**Exercise aim**
Records follow. Select each line holding "this".
** Start of Task input **
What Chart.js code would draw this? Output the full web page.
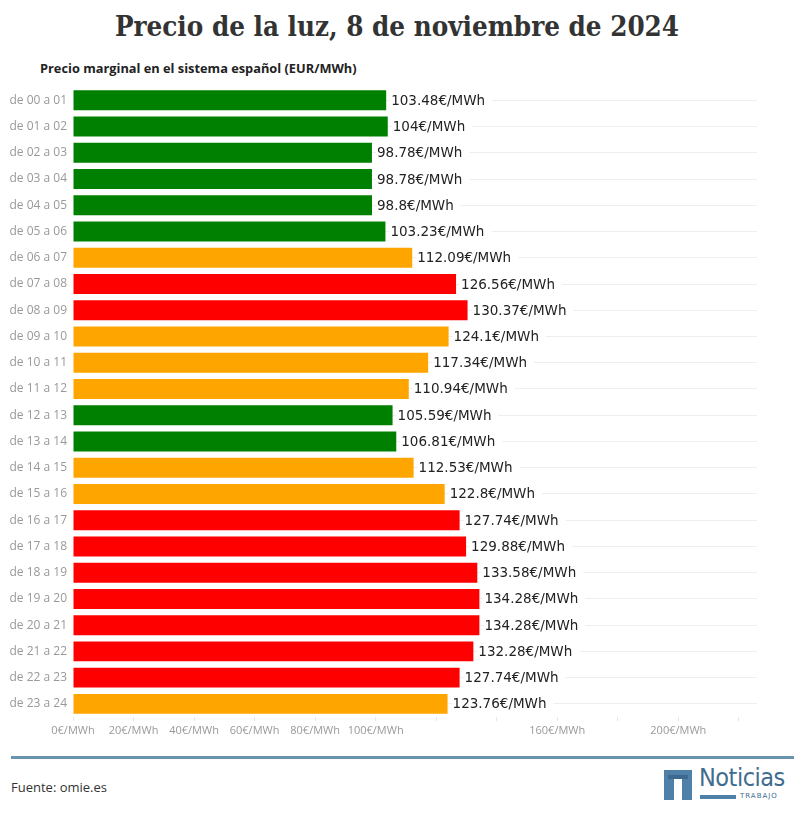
** End of Task input **
** Start of Task input **
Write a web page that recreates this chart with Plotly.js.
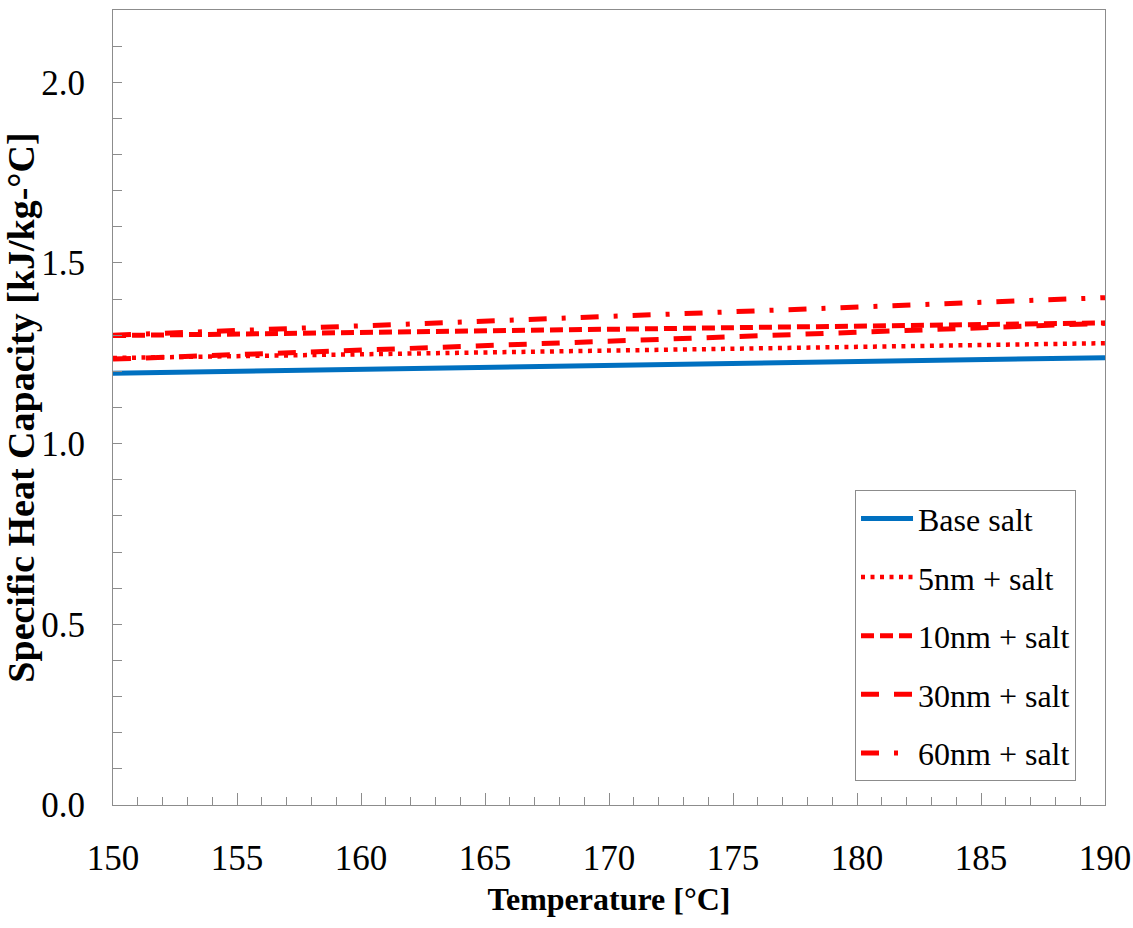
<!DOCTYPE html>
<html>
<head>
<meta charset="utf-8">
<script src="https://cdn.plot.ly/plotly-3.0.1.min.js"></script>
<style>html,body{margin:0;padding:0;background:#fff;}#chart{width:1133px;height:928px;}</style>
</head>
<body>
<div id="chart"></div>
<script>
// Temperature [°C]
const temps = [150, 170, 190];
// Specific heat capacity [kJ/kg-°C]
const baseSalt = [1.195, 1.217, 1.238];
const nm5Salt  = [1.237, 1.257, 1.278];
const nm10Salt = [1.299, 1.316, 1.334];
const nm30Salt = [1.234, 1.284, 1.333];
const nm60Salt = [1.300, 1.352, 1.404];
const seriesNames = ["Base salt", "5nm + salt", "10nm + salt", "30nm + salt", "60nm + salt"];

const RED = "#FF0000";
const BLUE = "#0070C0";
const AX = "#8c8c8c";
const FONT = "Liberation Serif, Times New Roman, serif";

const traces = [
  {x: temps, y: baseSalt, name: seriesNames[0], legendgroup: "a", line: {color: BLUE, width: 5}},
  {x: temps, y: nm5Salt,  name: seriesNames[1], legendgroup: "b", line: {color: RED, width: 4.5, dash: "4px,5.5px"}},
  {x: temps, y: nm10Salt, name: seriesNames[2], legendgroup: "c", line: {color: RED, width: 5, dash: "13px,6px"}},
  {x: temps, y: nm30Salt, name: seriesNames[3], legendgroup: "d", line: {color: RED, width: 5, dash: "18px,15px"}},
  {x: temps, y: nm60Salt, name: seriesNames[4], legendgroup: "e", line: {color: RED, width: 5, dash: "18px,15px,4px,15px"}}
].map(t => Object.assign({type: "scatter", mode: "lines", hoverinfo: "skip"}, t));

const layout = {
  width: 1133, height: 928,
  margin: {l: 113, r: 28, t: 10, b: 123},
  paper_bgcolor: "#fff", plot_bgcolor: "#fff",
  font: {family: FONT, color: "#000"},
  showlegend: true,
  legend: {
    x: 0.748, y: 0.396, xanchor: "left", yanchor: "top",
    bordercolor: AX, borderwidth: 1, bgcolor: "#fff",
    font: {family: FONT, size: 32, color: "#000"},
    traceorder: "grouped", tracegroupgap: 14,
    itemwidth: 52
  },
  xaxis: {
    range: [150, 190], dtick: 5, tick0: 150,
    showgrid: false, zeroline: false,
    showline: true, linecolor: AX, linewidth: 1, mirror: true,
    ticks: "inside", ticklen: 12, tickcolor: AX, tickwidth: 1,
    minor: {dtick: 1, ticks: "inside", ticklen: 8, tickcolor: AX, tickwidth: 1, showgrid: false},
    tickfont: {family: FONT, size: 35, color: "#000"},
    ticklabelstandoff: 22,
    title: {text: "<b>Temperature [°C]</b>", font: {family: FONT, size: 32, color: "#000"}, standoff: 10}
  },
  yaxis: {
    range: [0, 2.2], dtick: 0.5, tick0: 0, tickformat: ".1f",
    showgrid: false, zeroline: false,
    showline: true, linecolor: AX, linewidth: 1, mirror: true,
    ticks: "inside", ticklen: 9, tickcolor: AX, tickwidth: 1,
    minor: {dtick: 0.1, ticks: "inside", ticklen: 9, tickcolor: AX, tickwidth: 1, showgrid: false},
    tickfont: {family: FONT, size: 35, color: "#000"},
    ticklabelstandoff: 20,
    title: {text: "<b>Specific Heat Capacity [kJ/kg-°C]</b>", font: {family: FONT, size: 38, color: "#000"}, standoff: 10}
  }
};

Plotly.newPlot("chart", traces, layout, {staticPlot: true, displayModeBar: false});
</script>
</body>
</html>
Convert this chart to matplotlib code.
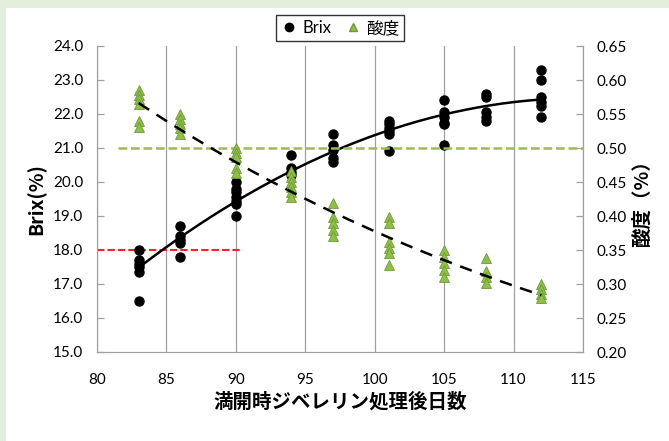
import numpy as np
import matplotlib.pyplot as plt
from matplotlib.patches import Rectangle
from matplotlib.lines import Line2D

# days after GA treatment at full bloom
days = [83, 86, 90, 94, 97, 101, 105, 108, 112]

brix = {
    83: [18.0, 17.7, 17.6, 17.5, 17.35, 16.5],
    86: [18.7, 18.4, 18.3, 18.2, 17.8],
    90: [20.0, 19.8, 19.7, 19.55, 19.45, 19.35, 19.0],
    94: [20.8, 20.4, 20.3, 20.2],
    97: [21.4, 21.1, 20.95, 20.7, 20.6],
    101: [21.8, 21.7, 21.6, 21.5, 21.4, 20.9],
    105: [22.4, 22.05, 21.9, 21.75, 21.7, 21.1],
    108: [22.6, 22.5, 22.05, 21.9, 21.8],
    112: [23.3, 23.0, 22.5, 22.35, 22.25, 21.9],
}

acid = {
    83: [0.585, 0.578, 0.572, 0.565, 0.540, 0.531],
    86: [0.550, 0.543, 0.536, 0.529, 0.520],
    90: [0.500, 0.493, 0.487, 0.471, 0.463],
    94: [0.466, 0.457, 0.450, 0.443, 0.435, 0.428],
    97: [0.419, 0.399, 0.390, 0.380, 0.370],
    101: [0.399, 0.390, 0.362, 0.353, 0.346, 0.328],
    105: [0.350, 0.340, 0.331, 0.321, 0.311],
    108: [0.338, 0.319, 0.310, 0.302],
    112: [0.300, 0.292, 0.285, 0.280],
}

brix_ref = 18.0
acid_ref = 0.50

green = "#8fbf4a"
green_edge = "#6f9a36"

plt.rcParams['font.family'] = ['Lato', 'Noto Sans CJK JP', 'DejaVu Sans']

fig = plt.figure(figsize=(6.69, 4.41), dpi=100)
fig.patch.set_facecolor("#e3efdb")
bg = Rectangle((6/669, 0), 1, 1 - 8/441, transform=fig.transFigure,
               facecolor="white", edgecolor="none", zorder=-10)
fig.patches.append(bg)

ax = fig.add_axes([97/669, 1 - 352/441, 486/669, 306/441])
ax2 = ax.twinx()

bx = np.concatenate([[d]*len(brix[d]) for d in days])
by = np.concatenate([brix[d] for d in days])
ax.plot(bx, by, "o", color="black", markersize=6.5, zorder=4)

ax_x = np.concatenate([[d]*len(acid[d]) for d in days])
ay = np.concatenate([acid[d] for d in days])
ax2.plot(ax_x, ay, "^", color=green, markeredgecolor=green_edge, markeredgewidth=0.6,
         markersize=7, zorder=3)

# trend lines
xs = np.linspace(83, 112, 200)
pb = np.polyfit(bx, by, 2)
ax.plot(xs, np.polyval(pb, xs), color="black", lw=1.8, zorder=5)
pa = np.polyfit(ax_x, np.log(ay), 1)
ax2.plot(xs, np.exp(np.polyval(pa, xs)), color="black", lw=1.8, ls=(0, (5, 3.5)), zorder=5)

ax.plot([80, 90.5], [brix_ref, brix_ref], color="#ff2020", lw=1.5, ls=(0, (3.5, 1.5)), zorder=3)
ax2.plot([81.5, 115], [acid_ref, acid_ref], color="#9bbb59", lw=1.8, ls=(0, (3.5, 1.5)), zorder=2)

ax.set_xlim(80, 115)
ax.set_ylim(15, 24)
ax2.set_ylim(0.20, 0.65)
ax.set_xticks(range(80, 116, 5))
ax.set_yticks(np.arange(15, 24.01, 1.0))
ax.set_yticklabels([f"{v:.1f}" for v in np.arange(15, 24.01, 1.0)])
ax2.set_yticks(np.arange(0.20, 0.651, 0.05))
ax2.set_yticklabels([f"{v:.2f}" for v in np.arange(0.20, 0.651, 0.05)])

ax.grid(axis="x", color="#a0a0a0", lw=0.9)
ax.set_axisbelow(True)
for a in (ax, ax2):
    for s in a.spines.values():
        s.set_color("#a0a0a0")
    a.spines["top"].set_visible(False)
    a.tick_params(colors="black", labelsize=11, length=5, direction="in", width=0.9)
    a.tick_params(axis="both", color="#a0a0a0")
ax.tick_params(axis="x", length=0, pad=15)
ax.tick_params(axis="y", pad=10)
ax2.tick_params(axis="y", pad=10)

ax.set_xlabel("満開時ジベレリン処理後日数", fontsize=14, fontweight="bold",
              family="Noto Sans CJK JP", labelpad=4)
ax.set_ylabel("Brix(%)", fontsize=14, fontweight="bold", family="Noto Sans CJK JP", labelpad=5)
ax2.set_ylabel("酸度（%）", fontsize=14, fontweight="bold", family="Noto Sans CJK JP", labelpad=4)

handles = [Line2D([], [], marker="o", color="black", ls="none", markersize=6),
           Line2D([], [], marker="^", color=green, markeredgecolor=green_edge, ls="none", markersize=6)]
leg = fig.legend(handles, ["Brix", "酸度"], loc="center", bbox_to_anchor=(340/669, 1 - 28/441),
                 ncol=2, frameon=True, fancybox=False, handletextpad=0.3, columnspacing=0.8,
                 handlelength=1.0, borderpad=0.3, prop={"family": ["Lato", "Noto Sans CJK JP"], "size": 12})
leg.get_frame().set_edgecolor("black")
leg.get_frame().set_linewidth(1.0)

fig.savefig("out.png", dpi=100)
** End of Task input **
**Worked answer**
What Chart.js code would draw this? Output the full web page.
Write a web page that recreates this chart with Plotly.js.
Convert this chart to matplotlib code.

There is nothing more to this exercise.